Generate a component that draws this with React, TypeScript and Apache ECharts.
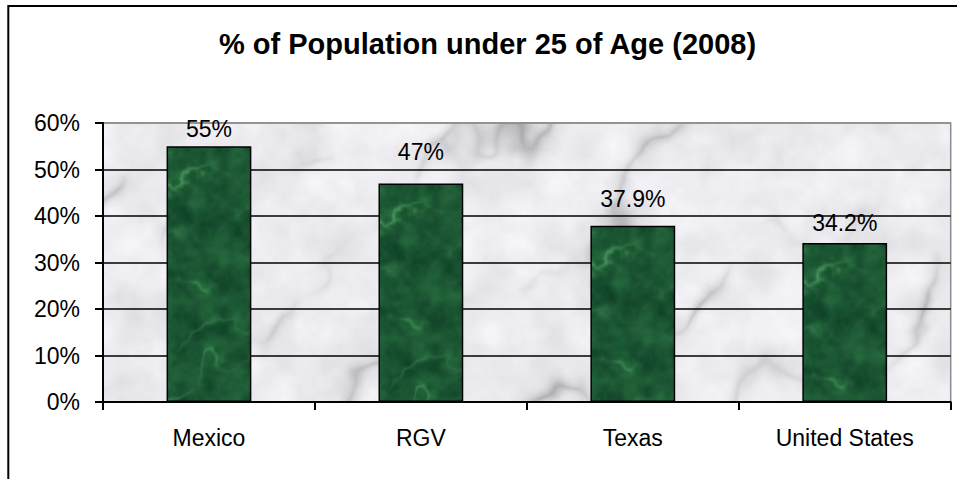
import React, { useEffect, useRef } from "react";
import * as echarts from "echarts";

const categories = ["Mexico", "RGV", "Texas", "United States"];
const values = [55, 47, 37.9, 34.2];
const valueLabels = ["55%", "47%", "37.9%", "34.2%"];
const yMin = 0;
const yMax = 60;
const yInterval = 10;
const titleText = "% of Population under 25 of Age (2008)";
const labelGaps = [6, 20, 15, 8];

const W = 957;
const H = 479;
const FONT = '"Liberation Sans", Arial, sans-serif';

function hash2(ix: number, iy: number, seed: number) {
  let h = Math.imul(ix, 374761393) ^ Math.imul(iy, 668265263) ^ Math.imul(seed, 982451653);
  h = Math.imul(h ^ (h >>> 13), 1274126177);
  h ^= h >>> 16;
  return (h >>> 0) / 4294967296;
}
function vnoise(x: number, y: number, seed: number) {
  const ix = Math.floor(x), iy = Math.floor(y);
  const fx = x - ix, fy = y - iy;
  const sx = fx * fx * (3 - 2 * fx), sy = fy * fy * (3 - 2 * fy);
  const a = hash2(ix, iy, seed), b = hash2(ix + 1, iy, seed);
  const c = hash2(ix, iy + 1, seed), d = hash2(ix + 1, iy + 1, seed);
  return a + (b - a) * sx + (c - a) * sy + (a - b - c + d) * sx * sy;
}
function fbm(x: number, y: number, seed: number, oct = 5) {
  let s = 0, amp = 0.5, f = 1, norm = 0;
  for (let i = 0; i < oct; i++) {
    s += amp * vnoise(x * f, y * f, seed + i * 17);
    norm += amp;
    amp *= 0.5;
    f *= 2;
  }
  return s / norm;
}
function clamp(v: number) {
  return v < 0 ? 0 : v > 255 ? 255 : v;
}

function makeTexture(kind: "marble" | "green"): string {
  const cv = document.createElement("canvas");
  cv.width = W;
  cv.height = H;
  const ctx = cv.getContext("2d");
  if (!ctx) return "";
  const img = ctx.createImageData(W, H);
  const d = img.data;
  for (let y = 0; y < H; y++) {
    for (let x = 0; x < W; x++) {
      let r: number, g: number, b: number;
      if (kind === "marble") {
        const n = fbm(x / 110, y / 110, 1, 4);
        const t = (x * 0.6 + y * 0.8) / 38 + n * 5;
        const mod = fbm(x / 90, y / 90, 21, 3);
        const vein = Math.pow(1 - Math.abs(Math.sin(t)), 4) * Math.max(0, mod - 0.35) * 2.2;
        const n2 = fbm(x / 30, y / 30, 7, 4);
        const L = 236 - (n2 - 0.5) * 30 - vein * 60;
        r = L; g = L; b = L + 4;
      } else {
        const n = fbm(x / 40, y / 40, 3, 4);
        const t = (x * 0.4 + y * 0.9) / 14 + n * 6;
        const mod = fbm(x / 35, y / 35, 31, 3);
        const vein = Math.pow(1 - Math.abs(Math.sin(t)), 5) * Math.max(0, mod - 0.3) * 2;
        const dk = fbm(x / 14, y / 14, 11, 4) - 0.5;
        r = 26 + vein * 45 + dk * 30;
        g = 84 + vein * 70 + dk * 55;
        b = 50 + vein * 40 + dk * 30;
      }
      const o = (y * W + x) * 4;
      d[o] = clamp(r);
      d[o + 1] = clamp(g);
      d[o + 2] = clamp(b);
      d[o + 3] = 255;
    }
  }
  ctx.putImageData(img, 0, 0);
  return cv.toDataURL("image/jpeg", 0.85);
}

export default function App() {
  const ref = useRef<HTMLDivElement>(null);
  useEffect(() => {
    if (!ref.current) return;
    const chart = echarts.init(ref.current, null, { renderer: "svg" });
    const marble = makeTexture("marble");
    const green = makeTexture("green");
    const splitColors: string[] = [];
    for (let v = yMin; v <= yMax; v += yInterval) splitColors.push(v === yMax ? "#8c8c8c" : "#000");

    chart.setOption({
      animation: false,
      backgroundColor: "#fff",
      graphic: [
        {
          type: "polyline",
          shape: { points: [[8.3, H + 10], [8.3, 6], [W + 10, 6]] },
          style: { stroke: "#000", lineWidth: 2, fill: "none" },
          silent: true,
        },
        {
          type: "text",
          x: 487.5,
          y: 44,
          style: {
            text: titleText,
            fill: "#000",
            font: `bold 29px ${FONT}`,
            align: "center",
            verticalAlign: "middle",
          },
          silent: true,
        },
      ],
      grid: {
        left: 103,
        top: 123,
        right: 6.3,
        bottom: 77,
        show: true,
        backgroundColor: { image: marble, repeat: "no-repeat" },
        borderColor: "#8c8c8c",
        borderWidth: 1.5,
        containLabel: false,
      },
      xAxis: {
        type: "category",
        data: categories,
        axisLine: { show: true, lineStyle: { color: "#000", width: 2 } },
        axisTick: { show: true, length: 8, lineStyle: { color: "#000", width: 2 } },
        axisLabel: { color: "#000", fontSize: 23, fontFamily: FONT, margin: 24 },
        splitLine: { show: false },
      },
      yAxis: {
        type: "value",
        min: yMin,
        max: yMax,
        interval: yInterval,
        axisLine: { show: true, lineStyle: { color: "#000", width: 2 } },
        axisTick: { show: true, length: 8, lineStyle: { color: "#000", width: 2 } },
        axisLabel: { color: "#000", fontSize: 23, fontFamily: FONT, margin: 23, formatter: "{value}%" },
        splitLine: { show: true, lineStyle: { color: splitColors, width: 1.5 } },
      },
      series: [
        {
          type: "bar",
          barWidth: "40%",
          data: values.map((v, i) => ({
            value: v,
            label: { distance: labelGaps[i] },
          })),
          itemStyle: {
            color: { image: green, repeat: "no-repeat" },
            borderColor: "#000",
            borderWidth: 1.5,
          },
          label: {
            show: true,
            position: "top",
            color: "#000",
            fontSize: 23,
            fontFamily: FONT,
            formatter: (p: any) => valueLabels[p.dataIndex],
          },
        },
      ],
    });
    return () => chart.dispose();
  }, []);
  return (
    <div
      ref={ref}
      style={{ position: "absolute", left: 0, top: 0, width: W, height: H }}
    />
  );
}
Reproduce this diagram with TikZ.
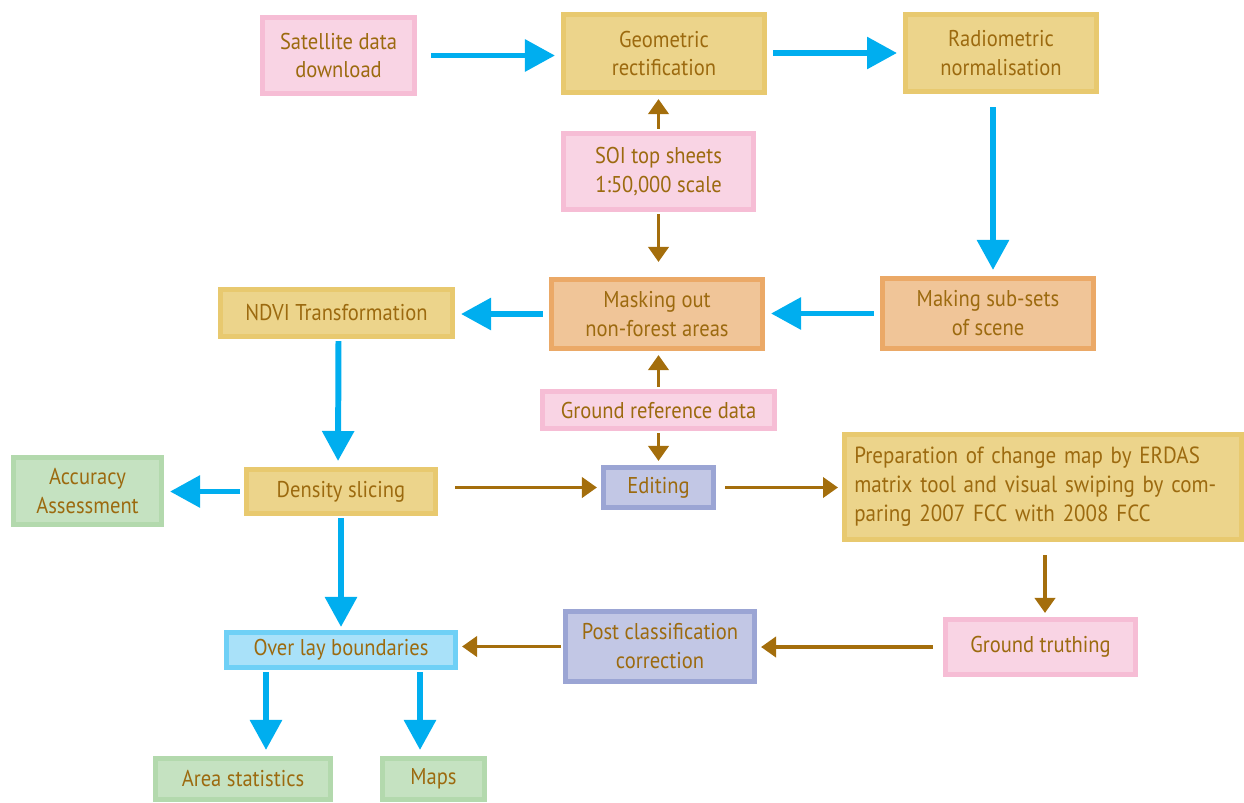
\documentclass[tikz,border=0pt]{standalone}
\usepackage{fontspec}
\setmainfont{PT Sans}[FakeStretch=0.9]
\usetikzlibrary{arrows.meta,calc}
\definecolor{txtbrown}{HTML}{9C6A0F}
\definecolor{arrowbrown}{HTML}{A46E0C}
\definecolor{arrowblue}{HTML}{00AEEF}
\definecolor{pinkfill}{HTML}{F9D4E4}
\definecolor{pinkline}{HTML}{F6BDD5}
\definecolor{yellowfill}{HTML}{ECD48B}
\definecolor{yellowline}{HTML}{E8C96F}
\definecolor{orangefill}{HTML}{F0C598}
\definecolor{orangeline}{HTML}{EBA967}
\definecolor{greenfill}{HTML}{C5E2C1}
\definecolor{greenline}{HTML}{B3D9AD}
\definecolor{lavfill}{HTML}{C2C7E5}
\definecolor{lavline}{HTML}{9BA5D4}
\definecolor{skyfill}{HTML}{A9E1F9}
\definecolor{skyline}{HTML}{6FD0F6}
\tikzset{
	box/.style={draw, line width=2.6pt, text=txtbrown, align=center, inner sep=2pt,
		font=\fontsize{13}{16.5}\selectfont},
	pinkbox/.style={box, draw=pinkline, fill=pinkfill},
	yellowbox/.style={box, draw=yellowline, fill=yellowfill},
	orangebox/.style={box, draw=orangeline, fill=orangefill},
	greenbox/.style={box, draw=greenline, fill=greenfill},
	lavbox/.style={box, draw=lavline, fill=lavfill},
	skybox/.style={box, draw=skyline, fill=skyfill},
	bluearrow/.style={draw=arrowblue, line width=3.4pt, -{Triangle[length=0.6cm,width=0.62cm]},
		shorten <=0.12cm, shorten >=0.12cm},
	brownarrow/.style={draw=arrowbrown, line width=2.2pt, -{Triangle[length=0.3cm,width=0.4cm]},
		shorten <=0.04cm, shorten >=0.08cm}
}

\begin{document}
\begin{tikzpicture}[x=0.02cm, y=-0.02cm]
		%%%%% START %%%%%
		\useasboundingbox (0, 0) rectangle (1244, 802);
		
		% top row
		\node[pinkbox, minimum width=3.05cm, minimum height=1.53cm] (sat) at (338.5, 55.5) {Satellite data\\download};
		\node[yellowbox, minimum width=4.03cm, minimum height=1.57cm] (geo) at (664, 53.5) {Geometric\\rectification};
		\node[yellowbox, minimum width=3.83cm, minimum height=1.55cm] (rad) at (1001, 53) {Radiometric\\normalisation};
		\node[pinkbox, minimum width=3.81cm, minimum height=1.53cm] (soi) at (658.5, 171.5) {SOI top sheets\\1:50,000 scale};
		
		% masking row
		\node[yellowbox, minimum width=4.65cm, minimum height=0.95cm] (ndvi) at (336.5, 313) {NDVI Transformation};
		\node[orangebox, minimum width=4.23cm, minimum height=1.39cm] (mask) at (657, 314) {Masking out\\non-forest areas};
		\node[orangebox, minimum width=4.23cm, minimum height=1.41cm] (subset) at (988, 313.5) {Making sub-sets\\of scene};
		\node[pinkbox, minimum width=4.65cm, minimum height=0.75cm] (gref) at (658.5, 410) {Ground reference data};
		
		% slicing row
		\node[greenbox, minimum width=2.97cm, minimum height=1.35cm] (acc) at (87.5, 491) {Accuracy\\Assessment};
		\node[yellowbox, minimum width=3.79cm, minimum height=0.89cm] (dens) at (341, 491.5) {Density slicing};
		\node[lavbox, minimum width=2.21cm, minimum height=0.81cm] (edit) at (658.5, 487.5) {Editing};
		\node[yellowbox, minimum width=7.95cm, minimum height=2.11cm, text width=7.55cm, align=left,
			font=\fontsize{13.3}{16.5}\selectfont] (prep) at (1043, 487)
			{Preparation of change map by ERDAS\\matrix tool and visual swiping by com-\\paring 2007 FCC with 2008 FCC};
		
		% bottom rows
		\node[skybox, minimum width=4.59cm, minimum height=0.71cm] (overlay) at (341, 650) {Over lay boundaries};
		\node[lavbox, minimum width=3.79cm, minimum height=1.41cm] (post) at (660, 646.5) {Post classification\\correction};
		\node[pinkbox, minimum width=3.81cm, minimum height=1.11cm] (truth) at (1040.5, 647) {Ground truthing};
		\node[greenbox, minimum width=3.51cm, minimum height=0.83cm] (area) at (243, 779) {Area statistics};
		\node[greenbox, minimum width=2.05cm, minimum height=0.83cm] (maps) at (433.5, 779) {Maps};
		\coordinate (toarea) at ($(overlay.south)+(-75,0)$);
		\coordinate (tomaps) at ($(overlay.south)+(79,0)$);
		
		% blue flow
		\draw[bluearrow, shorten <=0.28cm] (sat.east) -- (sat.east -| geo.west);
		\draw[bluearrow] (rad.west -| geo.east) -- (rad.west);
		\draw[bluearrow, shorten <=0.26cm] ($(rad.south)+(-8,0)$) -- ($(subset.north)+(5,0)$);
		\draw[bluearrow] (subset.west) -- (subset.west -| mask.east);
		\draw[bluearrow] (mask.west) -- (mask.west -| ndvi.east);
		\draw[bluearrow, shorten <=0.04cm] ($(ndvi.south)+(2,0)$) -- ($(dens.north)+(-3,0)$);
		\draw[bluearrow, shorten <=0.08cm] (dens.west) -- (dens.west -| acc.east);
		\draw[bluearrow, shorten <=0.04cm, shorten >=0.06cm] (dens.south) -- (overlay.north);
		\draw[bluearrow, shorten <=0.04cm] (toarea) -- (toarea |- area.north);
		\draw[bluearrow, shorten <=0.04cm] (tomaps) -- (tomaps |- maps.north);
		
		% brown flow
		\draw[brownarrow] (soi.north) -- (soi.north |- geo.south);
		\draw[brownarrow, shorten >=0.3cm] (soi.south) -- (soi.south |- mask.north);
		\draw[brownarrow] (gref.north) -- (gref.north |- mask.south);
		\draw[brownarrow] (gref.south) -- (gref.south |- edit.north);
		\draw[brownarrow, shorten <=0.34cm] (edit.west -| dens.east) -- (edit.west);
		\draw[brownarrow, shorten <=0.18cm] (edit.east) -- (edit.east -| prep.west);
		\draw[brownarrow, shorten <=0.26cm] ($(prep.south)+(2,0)$) -- ($(truth.north)+(4.5,0)$);
		\draw[brownarrow, shorten <=0.2cm] (truth.west) -- (truth.west -| post.east);
		\draw[brownarrow] (post.west) -- (post.west -| overlay.east);
		%%%%% END %%%%%
	\end{tikzpicture}
\end{document}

******

### TASK TO CARRY OUT
Return nothing but the lines running from the start of the data to the line with "import * as", please, both ends included and no pictures.

### COMPLETE OUTPUT
Generate a component that draws this with React, TypeScript and Apache ECharts.
import React, { useEffect, useRef } from "react";
import * as echarts from "echarts";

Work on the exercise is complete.